What needs to be done:
Whenever a line below holds the word "standalone", copy that line.

-- Provided information start --

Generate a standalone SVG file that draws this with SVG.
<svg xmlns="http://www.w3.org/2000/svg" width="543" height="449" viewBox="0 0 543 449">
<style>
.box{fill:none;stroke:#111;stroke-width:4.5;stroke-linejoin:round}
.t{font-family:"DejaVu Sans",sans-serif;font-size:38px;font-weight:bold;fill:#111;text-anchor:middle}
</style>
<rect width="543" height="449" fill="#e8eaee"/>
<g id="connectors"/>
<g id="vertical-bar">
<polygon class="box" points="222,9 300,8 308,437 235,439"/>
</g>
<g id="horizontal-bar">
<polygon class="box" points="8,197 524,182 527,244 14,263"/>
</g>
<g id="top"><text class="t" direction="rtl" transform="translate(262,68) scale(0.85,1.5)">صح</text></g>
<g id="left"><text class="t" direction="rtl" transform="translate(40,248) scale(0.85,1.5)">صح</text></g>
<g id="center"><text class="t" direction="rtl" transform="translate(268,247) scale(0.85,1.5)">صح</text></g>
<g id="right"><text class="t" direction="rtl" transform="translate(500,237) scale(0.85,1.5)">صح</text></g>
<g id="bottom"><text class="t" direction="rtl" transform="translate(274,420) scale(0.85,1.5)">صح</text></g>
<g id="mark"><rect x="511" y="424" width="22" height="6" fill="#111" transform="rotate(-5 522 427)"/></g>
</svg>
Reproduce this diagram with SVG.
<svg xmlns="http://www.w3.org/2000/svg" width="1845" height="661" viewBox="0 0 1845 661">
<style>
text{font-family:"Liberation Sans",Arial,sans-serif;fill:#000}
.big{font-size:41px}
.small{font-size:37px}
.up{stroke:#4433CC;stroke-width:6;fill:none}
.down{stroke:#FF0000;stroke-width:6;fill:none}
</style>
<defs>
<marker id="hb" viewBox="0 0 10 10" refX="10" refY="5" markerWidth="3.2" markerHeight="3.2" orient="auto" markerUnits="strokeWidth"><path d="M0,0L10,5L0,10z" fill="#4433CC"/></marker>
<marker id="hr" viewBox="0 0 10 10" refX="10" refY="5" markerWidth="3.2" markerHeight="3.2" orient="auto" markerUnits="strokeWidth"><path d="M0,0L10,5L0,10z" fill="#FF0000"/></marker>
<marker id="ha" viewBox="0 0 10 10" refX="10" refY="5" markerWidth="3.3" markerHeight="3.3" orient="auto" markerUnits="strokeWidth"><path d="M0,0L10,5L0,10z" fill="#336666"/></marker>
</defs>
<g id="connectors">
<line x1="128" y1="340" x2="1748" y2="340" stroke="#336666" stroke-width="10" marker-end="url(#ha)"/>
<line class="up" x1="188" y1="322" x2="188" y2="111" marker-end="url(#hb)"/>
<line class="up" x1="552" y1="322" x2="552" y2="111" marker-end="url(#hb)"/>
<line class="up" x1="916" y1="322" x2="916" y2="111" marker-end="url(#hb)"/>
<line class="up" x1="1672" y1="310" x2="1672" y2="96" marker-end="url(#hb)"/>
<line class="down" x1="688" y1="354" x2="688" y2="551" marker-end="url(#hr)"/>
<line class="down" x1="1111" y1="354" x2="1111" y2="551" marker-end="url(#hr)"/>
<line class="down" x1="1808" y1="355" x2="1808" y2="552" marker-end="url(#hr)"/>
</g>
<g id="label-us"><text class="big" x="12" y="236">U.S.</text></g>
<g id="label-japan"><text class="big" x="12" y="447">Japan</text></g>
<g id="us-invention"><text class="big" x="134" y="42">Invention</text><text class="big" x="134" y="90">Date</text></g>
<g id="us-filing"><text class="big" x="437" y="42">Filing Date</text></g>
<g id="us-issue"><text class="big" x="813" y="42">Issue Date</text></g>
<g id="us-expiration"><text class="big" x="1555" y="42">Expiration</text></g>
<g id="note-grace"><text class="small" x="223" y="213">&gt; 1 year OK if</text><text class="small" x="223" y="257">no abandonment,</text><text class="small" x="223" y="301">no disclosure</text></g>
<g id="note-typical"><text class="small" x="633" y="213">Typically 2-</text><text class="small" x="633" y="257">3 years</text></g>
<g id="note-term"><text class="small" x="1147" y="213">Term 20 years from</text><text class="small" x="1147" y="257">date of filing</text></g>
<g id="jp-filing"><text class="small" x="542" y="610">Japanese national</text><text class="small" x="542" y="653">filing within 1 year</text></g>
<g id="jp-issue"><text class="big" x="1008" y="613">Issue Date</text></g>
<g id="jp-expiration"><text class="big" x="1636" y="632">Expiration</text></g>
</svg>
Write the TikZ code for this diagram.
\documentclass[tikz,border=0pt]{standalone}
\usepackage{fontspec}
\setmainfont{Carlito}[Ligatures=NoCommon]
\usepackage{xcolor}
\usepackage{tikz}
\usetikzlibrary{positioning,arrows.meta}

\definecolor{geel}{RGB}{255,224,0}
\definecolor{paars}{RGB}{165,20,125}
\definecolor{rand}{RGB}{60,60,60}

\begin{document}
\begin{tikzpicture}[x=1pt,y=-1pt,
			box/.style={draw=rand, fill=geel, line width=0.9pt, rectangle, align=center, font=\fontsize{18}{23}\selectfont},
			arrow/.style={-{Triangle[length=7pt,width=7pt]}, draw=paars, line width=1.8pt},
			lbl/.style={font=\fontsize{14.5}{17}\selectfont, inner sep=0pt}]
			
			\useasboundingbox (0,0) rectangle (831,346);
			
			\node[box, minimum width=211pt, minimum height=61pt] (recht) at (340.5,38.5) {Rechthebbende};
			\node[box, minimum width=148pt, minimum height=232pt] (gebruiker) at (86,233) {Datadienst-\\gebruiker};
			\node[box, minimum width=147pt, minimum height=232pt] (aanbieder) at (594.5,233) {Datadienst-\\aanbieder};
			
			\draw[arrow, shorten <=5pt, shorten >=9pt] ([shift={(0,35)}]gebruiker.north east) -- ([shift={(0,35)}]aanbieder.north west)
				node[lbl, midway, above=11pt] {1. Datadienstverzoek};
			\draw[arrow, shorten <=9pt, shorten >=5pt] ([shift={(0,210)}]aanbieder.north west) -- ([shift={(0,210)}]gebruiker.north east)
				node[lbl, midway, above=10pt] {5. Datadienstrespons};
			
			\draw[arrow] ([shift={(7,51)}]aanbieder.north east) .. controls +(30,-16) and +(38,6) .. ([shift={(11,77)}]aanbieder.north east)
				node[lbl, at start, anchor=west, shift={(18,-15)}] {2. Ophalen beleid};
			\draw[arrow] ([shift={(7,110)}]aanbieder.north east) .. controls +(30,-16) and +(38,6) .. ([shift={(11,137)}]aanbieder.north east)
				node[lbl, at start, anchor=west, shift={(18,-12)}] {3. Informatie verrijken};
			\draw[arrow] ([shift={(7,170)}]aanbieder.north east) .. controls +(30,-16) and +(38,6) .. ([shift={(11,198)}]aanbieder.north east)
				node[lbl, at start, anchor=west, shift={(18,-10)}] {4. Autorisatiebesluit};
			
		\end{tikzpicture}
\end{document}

-- Provided information end --
-- Provided information start --

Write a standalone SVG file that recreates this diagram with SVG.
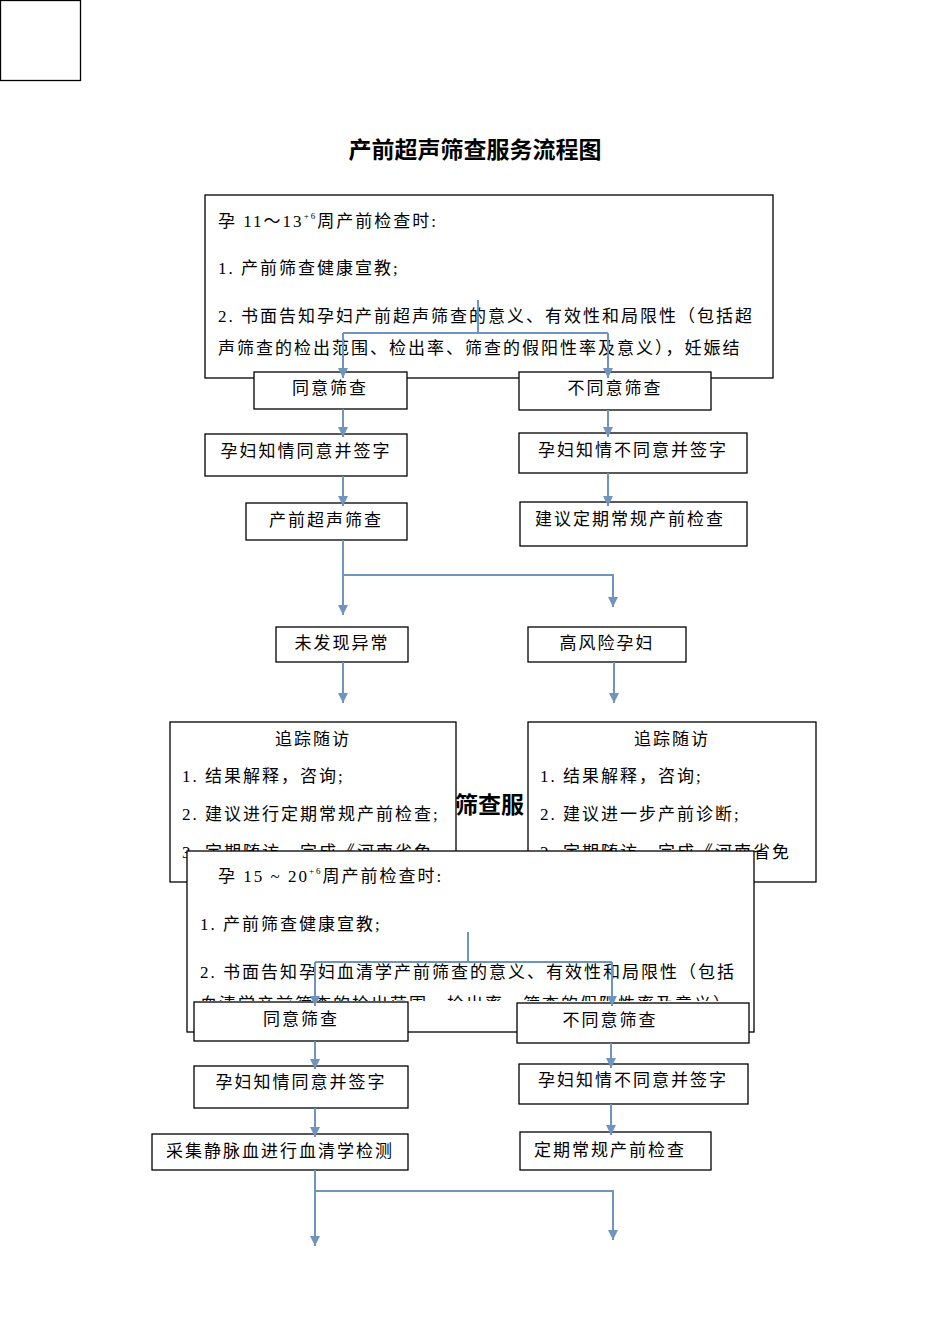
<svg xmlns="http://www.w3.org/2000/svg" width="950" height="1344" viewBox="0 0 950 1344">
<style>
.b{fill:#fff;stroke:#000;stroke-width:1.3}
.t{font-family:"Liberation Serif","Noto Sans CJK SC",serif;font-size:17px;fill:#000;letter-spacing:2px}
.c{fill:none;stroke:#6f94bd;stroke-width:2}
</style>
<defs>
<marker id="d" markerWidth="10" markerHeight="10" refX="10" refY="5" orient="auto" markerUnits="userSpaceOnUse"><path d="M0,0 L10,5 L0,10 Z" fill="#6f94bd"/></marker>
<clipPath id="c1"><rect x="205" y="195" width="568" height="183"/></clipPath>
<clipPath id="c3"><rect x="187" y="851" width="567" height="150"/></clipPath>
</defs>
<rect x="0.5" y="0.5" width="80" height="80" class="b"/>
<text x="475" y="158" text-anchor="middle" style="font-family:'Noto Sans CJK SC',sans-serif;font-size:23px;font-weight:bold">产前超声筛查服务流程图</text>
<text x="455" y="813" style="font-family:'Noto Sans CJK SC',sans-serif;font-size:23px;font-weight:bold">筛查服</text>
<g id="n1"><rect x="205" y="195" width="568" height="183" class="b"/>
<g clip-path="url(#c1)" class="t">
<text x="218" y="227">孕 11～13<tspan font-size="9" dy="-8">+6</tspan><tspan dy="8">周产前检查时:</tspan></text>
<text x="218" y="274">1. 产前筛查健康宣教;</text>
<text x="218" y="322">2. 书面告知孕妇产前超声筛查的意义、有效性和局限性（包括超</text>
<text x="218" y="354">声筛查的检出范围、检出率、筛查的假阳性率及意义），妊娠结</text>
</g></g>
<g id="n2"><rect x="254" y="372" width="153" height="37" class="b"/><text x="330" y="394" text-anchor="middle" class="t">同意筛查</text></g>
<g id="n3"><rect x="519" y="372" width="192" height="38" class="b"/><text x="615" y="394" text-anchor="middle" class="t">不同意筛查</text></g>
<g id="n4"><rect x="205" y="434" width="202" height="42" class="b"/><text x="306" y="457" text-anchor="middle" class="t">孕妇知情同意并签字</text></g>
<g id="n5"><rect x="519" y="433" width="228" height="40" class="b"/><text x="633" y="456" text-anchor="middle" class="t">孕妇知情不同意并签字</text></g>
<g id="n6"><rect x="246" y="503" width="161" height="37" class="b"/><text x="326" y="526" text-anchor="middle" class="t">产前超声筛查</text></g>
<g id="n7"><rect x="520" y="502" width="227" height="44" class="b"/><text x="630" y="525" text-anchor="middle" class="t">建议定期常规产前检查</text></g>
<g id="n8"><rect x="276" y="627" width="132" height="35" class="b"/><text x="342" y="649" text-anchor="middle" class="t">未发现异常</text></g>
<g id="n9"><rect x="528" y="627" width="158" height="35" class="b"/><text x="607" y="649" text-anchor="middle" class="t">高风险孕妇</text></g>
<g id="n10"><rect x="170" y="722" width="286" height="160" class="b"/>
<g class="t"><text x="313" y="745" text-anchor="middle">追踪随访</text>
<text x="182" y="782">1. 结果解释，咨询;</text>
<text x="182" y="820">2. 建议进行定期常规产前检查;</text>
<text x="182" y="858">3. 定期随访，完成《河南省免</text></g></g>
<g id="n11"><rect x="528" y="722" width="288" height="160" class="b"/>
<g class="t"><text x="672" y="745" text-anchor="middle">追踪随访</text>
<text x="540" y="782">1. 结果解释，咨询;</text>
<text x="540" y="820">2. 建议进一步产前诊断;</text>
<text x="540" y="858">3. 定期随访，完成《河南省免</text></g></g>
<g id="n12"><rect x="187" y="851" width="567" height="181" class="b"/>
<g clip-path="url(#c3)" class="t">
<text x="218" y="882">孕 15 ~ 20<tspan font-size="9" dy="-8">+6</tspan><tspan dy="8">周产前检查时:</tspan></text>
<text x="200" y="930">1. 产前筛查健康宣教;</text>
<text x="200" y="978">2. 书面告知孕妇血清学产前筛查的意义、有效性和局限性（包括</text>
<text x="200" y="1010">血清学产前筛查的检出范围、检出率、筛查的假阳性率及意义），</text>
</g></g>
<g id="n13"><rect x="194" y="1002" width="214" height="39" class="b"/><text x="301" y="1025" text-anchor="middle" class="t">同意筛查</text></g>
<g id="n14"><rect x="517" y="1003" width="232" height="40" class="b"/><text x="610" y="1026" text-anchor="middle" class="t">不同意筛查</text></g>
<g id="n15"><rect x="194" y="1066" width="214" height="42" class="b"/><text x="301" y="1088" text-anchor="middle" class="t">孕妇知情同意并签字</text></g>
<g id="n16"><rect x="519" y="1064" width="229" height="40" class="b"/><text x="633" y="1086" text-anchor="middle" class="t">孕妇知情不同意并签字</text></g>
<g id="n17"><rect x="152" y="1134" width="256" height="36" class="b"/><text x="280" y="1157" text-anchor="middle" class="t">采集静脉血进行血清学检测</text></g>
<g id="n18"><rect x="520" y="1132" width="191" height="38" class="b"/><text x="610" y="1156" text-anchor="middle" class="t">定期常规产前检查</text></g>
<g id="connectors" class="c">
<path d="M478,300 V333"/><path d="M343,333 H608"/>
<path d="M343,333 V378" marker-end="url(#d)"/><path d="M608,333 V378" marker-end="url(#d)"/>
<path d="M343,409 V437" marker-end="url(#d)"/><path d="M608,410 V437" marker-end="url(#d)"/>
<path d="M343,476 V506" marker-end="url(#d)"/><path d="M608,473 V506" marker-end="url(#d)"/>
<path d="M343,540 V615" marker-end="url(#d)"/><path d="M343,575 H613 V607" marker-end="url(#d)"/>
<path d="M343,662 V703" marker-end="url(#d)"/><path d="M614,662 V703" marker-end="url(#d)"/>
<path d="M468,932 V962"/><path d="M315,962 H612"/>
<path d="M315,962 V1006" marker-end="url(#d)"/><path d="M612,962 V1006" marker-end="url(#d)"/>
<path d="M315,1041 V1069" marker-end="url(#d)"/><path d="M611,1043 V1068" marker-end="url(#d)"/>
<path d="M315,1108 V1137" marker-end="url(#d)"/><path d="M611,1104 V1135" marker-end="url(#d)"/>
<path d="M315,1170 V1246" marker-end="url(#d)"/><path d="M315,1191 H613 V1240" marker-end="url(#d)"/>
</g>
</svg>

-- Provided information end --

Solution to this exercise:
Generate a standalone SVG file that draws this with SVG.
\documentclass[tikz,border=0pt]{standalone}
Write a standalone SVG file that recreates this diagram with SVG.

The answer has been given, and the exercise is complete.